Shareholders and investors can access the Company’s website at www.tradewindscorp.com for the latest Corporate Information on the Group.

Any queries or concerns regarding the Group may be conveyed to the following persons:-

(i) Abdul Jabbar bin Abdul Majid
Senior Independent Director
Email Address: abduljabbar@tradewindscorp.com
Telephone No: 03-9173 0177
Facsimile No: 03-9173 4996
(ii) Chan Choy Lin, Carol
Company Secretary
Email Address: carolchan@tradewindscorp.com
Telephone No: 03-9173 0177
Facsimile No: 03-9173 4996
(iii) Hamidah Md Yusoff
Senior Manager, Group Communications
Email Address: hamidah@tradewindscorp.com
Telephone No: 03-9173 0177
Facsimile No: 03-9173 4606
 
 

ACCOUNTABILITY AND AUDIT

Financial Reporting

In presenting the annual financial statements and quarterly results announcements to shareholders, the Board aims to provide and present a clear, balanced and understandable assessment of the Group’s position and prospects.
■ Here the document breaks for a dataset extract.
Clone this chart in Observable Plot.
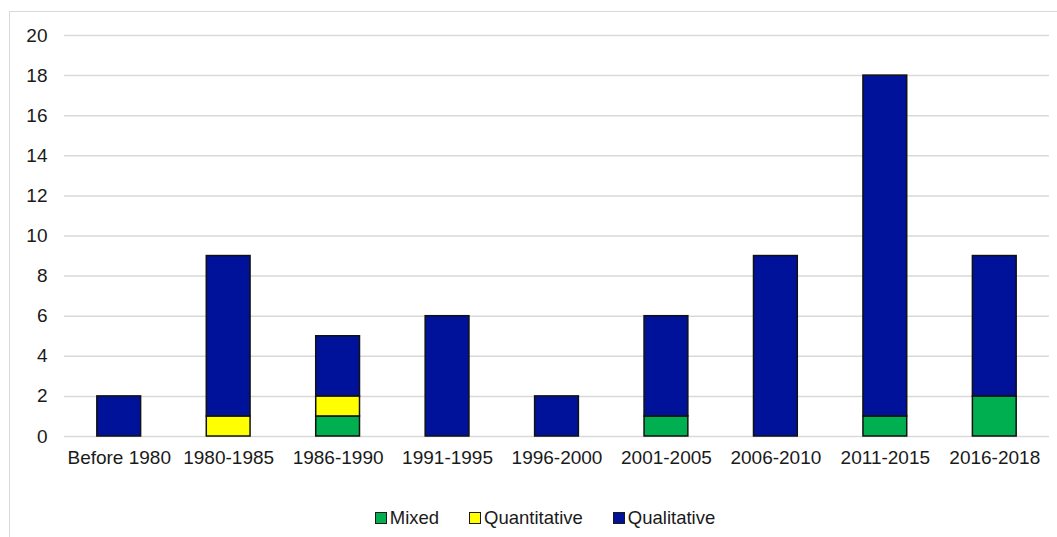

The Board is assisted by the Audit Committee to oversee the Group’s financial reporting processes.

The Directors’ Responsibility Statement in respect of the preparation of the annual audited financial statements of the Company is set out on page 35 of the Annual Report 2004.

 

Internal Control

The Board acknowledges its overall responsibility for maintaining a sound system of internal control to safeguard shareholders’ investment and the Group’s assets by identifying principal risks and ensuring the implementation of appropriate systems to manage these risks, and reviewing the adequacy and integrity of the system of internal control. A statement of internal control is presented on pages 36 to 37 of the Annual Report 2004.

 

Relationship with the Auditors

The Board has through the Audit Committee, established a transparent arrangement for maintaining appropriate relationship with the Company’s external and internal auditors. The Audit Committee seeks regular assurance in the effectiveness of the internal control system through independent appraisal by the auditors.

This statement is made in accordance with a resolution of the Board of Directors dated 27 April 2005.